PROVIDED DATA.

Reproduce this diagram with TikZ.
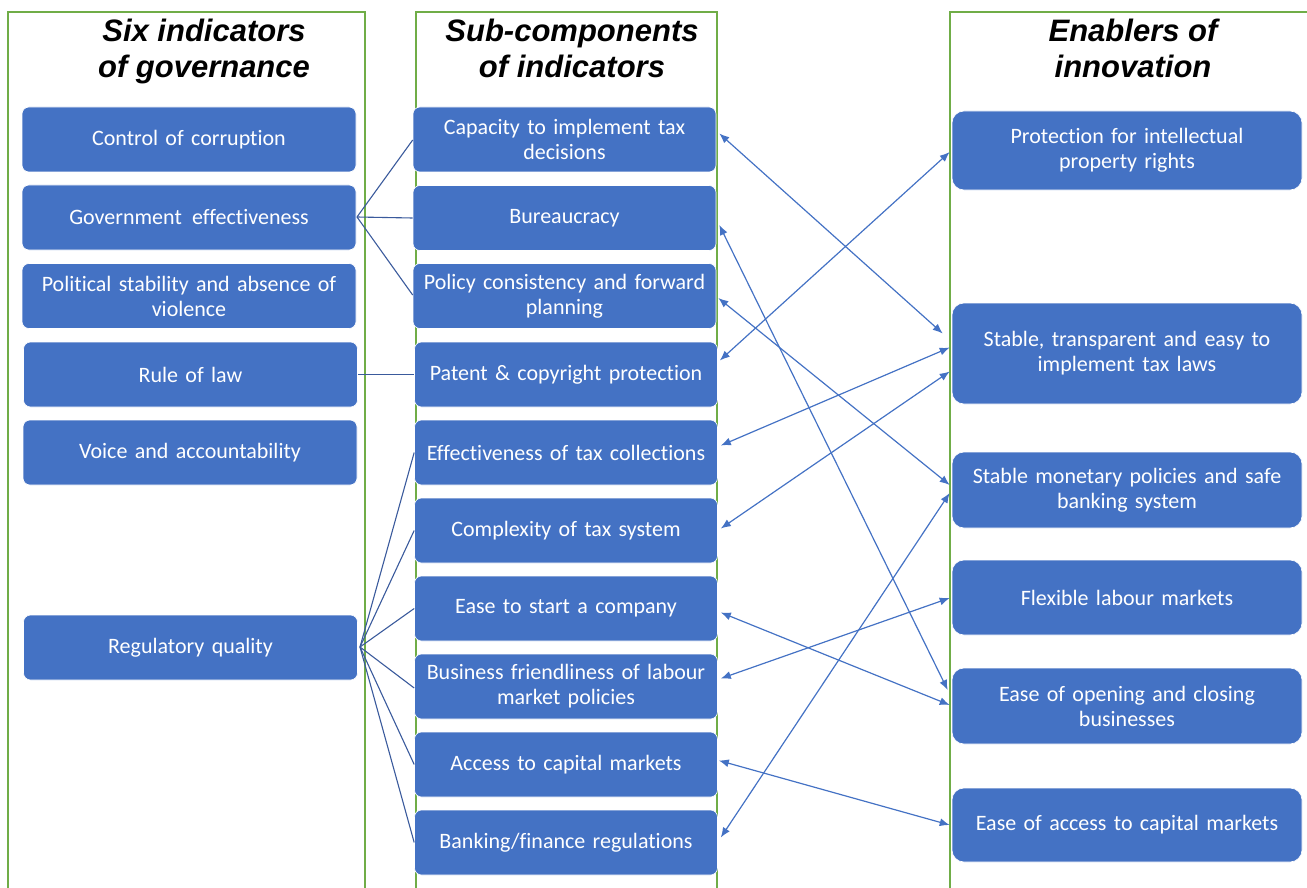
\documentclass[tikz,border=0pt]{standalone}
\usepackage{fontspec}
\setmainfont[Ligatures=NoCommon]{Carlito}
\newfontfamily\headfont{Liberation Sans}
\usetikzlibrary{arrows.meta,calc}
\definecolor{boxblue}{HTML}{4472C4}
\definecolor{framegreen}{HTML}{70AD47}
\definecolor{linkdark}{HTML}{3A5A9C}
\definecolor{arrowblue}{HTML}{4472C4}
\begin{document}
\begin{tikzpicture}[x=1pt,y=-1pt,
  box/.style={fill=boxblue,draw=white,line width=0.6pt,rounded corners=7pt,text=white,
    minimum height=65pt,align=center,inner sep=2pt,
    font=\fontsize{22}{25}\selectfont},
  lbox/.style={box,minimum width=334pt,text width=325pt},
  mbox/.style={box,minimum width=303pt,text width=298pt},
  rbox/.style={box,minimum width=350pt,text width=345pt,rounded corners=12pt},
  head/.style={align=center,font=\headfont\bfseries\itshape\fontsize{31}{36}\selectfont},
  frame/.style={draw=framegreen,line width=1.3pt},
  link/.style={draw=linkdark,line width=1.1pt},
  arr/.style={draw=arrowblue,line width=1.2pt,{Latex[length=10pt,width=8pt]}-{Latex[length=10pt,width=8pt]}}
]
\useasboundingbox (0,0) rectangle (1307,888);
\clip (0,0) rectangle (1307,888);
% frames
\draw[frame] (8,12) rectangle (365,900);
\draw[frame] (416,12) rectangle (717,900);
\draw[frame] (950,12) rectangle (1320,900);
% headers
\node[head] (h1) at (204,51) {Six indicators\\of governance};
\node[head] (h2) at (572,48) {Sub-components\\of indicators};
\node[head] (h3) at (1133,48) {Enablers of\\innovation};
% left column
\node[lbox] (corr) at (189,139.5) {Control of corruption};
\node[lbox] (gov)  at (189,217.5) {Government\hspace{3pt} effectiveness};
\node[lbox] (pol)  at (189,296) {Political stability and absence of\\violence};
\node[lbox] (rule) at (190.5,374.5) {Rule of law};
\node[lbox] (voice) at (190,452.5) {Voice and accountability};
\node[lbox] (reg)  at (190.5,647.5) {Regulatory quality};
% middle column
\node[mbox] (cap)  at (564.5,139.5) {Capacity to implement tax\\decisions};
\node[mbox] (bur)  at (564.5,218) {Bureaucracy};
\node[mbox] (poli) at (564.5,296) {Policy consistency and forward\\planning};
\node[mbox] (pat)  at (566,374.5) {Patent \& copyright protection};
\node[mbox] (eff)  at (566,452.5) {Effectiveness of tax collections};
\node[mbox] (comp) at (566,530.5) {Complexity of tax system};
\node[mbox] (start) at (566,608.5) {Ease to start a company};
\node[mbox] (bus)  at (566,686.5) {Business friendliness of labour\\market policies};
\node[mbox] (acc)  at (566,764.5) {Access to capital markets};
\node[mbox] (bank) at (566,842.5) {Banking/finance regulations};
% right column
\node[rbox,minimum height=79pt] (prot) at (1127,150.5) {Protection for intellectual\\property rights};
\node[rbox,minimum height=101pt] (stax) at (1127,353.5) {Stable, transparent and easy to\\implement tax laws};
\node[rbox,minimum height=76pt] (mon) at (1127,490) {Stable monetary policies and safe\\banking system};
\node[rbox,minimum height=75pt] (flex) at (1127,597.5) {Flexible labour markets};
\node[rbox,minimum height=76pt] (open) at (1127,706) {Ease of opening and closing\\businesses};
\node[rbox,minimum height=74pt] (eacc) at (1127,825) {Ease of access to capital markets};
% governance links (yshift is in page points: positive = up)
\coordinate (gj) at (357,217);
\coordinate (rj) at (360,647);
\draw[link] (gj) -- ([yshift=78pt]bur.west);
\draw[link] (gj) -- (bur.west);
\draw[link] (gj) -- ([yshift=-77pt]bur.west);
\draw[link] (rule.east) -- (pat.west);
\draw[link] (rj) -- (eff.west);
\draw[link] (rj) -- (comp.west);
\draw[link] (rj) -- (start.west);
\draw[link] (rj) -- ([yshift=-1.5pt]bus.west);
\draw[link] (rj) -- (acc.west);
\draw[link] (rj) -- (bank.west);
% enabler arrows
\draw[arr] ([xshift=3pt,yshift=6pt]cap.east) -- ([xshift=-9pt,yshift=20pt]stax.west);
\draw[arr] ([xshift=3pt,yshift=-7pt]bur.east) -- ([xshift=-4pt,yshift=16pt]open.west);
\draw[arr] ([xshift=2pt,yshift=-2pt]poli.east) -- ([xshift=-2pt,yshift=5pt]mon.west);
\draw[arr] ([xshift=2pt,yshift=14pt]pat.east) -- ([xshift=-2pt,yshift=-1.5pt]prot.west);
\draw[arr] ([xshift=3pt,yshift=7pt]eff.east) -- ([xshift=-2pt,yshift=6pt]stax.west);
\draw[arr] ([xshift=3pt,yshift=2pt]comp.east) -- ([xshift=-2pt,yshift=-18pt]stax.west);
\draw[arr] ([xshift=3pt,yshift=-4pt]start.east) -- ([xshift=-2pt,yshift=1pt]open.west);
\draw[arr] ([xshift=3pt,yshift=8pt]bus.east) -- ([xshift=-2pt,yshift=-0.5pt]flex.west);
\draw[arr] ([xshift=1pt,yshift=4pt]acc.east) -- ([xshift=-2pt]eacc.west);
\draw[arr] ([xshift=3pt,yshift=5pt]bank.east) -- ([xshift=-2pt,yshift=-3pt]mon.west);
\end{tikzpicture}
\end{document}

WHAT YOU WILL DO.
Copy the data character for character, but drop all pictures from the copy.

RESULT.
Reproduce this diagram with TikZ.
\documentclass[tikz,border=0pt]{standalone}
\usepackage{fontspec}
\setmainfont[Ligatures=NoCommon]{Carlito}
\newfontfamily\headfont{Liberation Sans}
\usetikzlibrary{arrows.meta,calc}
\definecolor{boxblue}{HTML}{4472C4}
\definecolor{framegreen}{HTML}{70AD47}
\definecolor{linkdark}{HTML}{3A5A9C}
\definecolor{arrowblue}{HTML}{4472C4}
\begin{document}
\begin{tikzpicture}[x=1pt,y=-1pt,
  box/.style={fill=boxblue,draw=white,line width=0.6pt,rounded corners=7pt,text=white,
    minimum height=65pt,align=center,inner sep=2pt,
    font=\fontsize{22}{25}\selectfont},
  lbox/.style={box,minimum width=334pt,text width=325pt},
  mbox/.style={box,minimum width=303pt,text width=298pt},
  rbox/.style={box,minimum width=350pt,text width=345pt,rounded corners=12pt},
  head/.style={align=center,font=\headfont\bfseries\itshape\fontsize{31}{36}\selectfont},
  frame/.style={draw=framegreen,line width=1.3pt},
  link/.style={draw=linkdark,line width=1.1pt},
  arr/.style={draw=arrowblue,line width=1.2pt,{Latex[length=10pt,width=8pt]}-{Latex[length=10pt,width=8pt]}}
]
\useasboundingbox (0,0) rectangle (1307,888);
\clip (0,0) rectangle (1307,888);
% frames
\draw[frame] (8,12) rectangle (365,900);
\draw[frame] (416,12) rectangle (717,900);
\draw[frame] (950,12) rectangle (1320,900);
% headers
\node[head] (h1) at (204,51) {Six indicators\\of governance};
\node[head] (h2) at (572,48) {Sub-components\\of indicators};
\node[head] (h3) at (1133,48) {Enablers of\\innovation};
% left column
\node[lbox] (corr) at (189,139.5) {Control of corruption};
\node[lbox] (gov)  at (189,217.5) {Government\hspace{3pt} effectiveness};
\node[lbox] (pol)  at (189,296) {Political stability and absence of\\violence};
\node[lbox] (rule) at (190.5,374.5) {Rule of law};
\node[lbox] (voice) at (190,452.5) {Voice and accountability};
\node[lbox] (reg)  at (190.5,647.5) {Regulatory quality};
% middle column
\node[mbox] (cap)  at (564.5,139.5) {Capacity to implement tax\\decisions};
\node[mbox] (bur)  at (564.5,218) {Bureaucracy};
\node[mbox] (poli) at (564.5,296) {Policy consistency and forward\\planning};
\node[mbox] (pat)  at (566,374.5) {Patent \& copyright protection};
\node[mbox] (eff)  at (566,452.5) {Effectiveness of tax collections};
\node[mbox] (comp) at (566,530.5) {Complexity of tax system};
\node[mbox] (start) at (566,608.5) {Ease to start a company};
\node[mbox] (bus)  at (566,686.5) {Business friendliness of labour\\market policies};
\node[mbox] (acc)  at (566,764.5) {Access to capital markets};
\node[mbox] (bank) at (566,842.5) {Banking/finance regulations};
% right column
\node[rbox,minimum height=79pt] (prot) at (1127,150.5) {Protection for intellectual\\property rights};
\node[rbox,minimum height=101pt] (stax) at (1127,353.5) {Stable, transparent and easy to\\implement tax laws};
\node[rbox,minimum height=76pt] (mon) at (1127,490) {Stable monetary policies and safe\\banking system};
\node[rbox,minimum height=75pt] (flex) at (1127,597.5) {Flexible labour markets};
\node[rbox,minimum height=76pt] (open) at (1127,706) {Ease of opening and closing\\businesses};
\node[rbox,minimum height=74pt] (eacc) at (1127,825) {Ease of access to capital markets};
% governance links (yshift is in page points: positive = up)
\coordinate (gj) at (357,217);
\coordinate (rj) at (360,647);
\draw[link] (gj) -- ([yshift=78pt]bur.west);
\draw[link] (gj) -- (bur.west);
\draw[link] (gj) -- ([yshift=-77pt]bur.west);
\draw[link] (rule.east) -- (pat.west);
\draw[link] (rj) -- (eff.west);
\draw[link] (rj) -- (comp.west);
\draw[link] (rj) -- (start.west);
\draw[link] (rj) -- ([yshift=-1.5pt]bus.west);
\draw[link] (rj) -- (acc.west);
\draw[link] (rj) -- (bank.west);
% enabler arrows
\draw[arr] ([xshift=3pt,yshift=6pt]cap.east) -- ([xshift=-9pt,yshift=20pt]stax.west);
\draw[arr] ([xshift=3pt,yshift=-7pt]bur.east) -- ([xshift=-4pt,yshift=16pt]open.west);
\draw[arr] ([xshift=2pt,yshift=-2pt]poli.east) -- ([xshift=-2pt,yshift=5pt]mon.west);
\draw[arr] ([xshift=2pt,yshift=14pt]pat.east) -- ([xshift=-2pt,yshift=-1.5pt]prot.west);
\draw[arr] ([xshift=3pt,yshift=7pt]eff.east) -- ([xshift=-2pt,yshift=6pt]stax.west);
\draw[arr] ([xshift=3pt,yshift=2pt]comp.east) -- ([xshift=-2pt,yshift=-18pt]stax.west);
\draw[arr] ([xshift=3pt,yshift=-4pt]start.east) -- ([xshift=-2pt,yshift=1pt]open.west);
\draw[arr] ([xshift=3pt,yshift=8pt]bus.east) -- ([xshift=-2pt,yshift=-0.5pt]flex.west);
\draw[arr] ([xshift=1pt,yshift=4pt]acc.east) -- ([xshift=-2pt]eacc.west);
\draw[arr] ([xshift=3pt,yshift=5pt]bank.east) -- ([xshift=-2pt,yshift=-3pt]mon.west);
\end{tikzpicture}
\end{document}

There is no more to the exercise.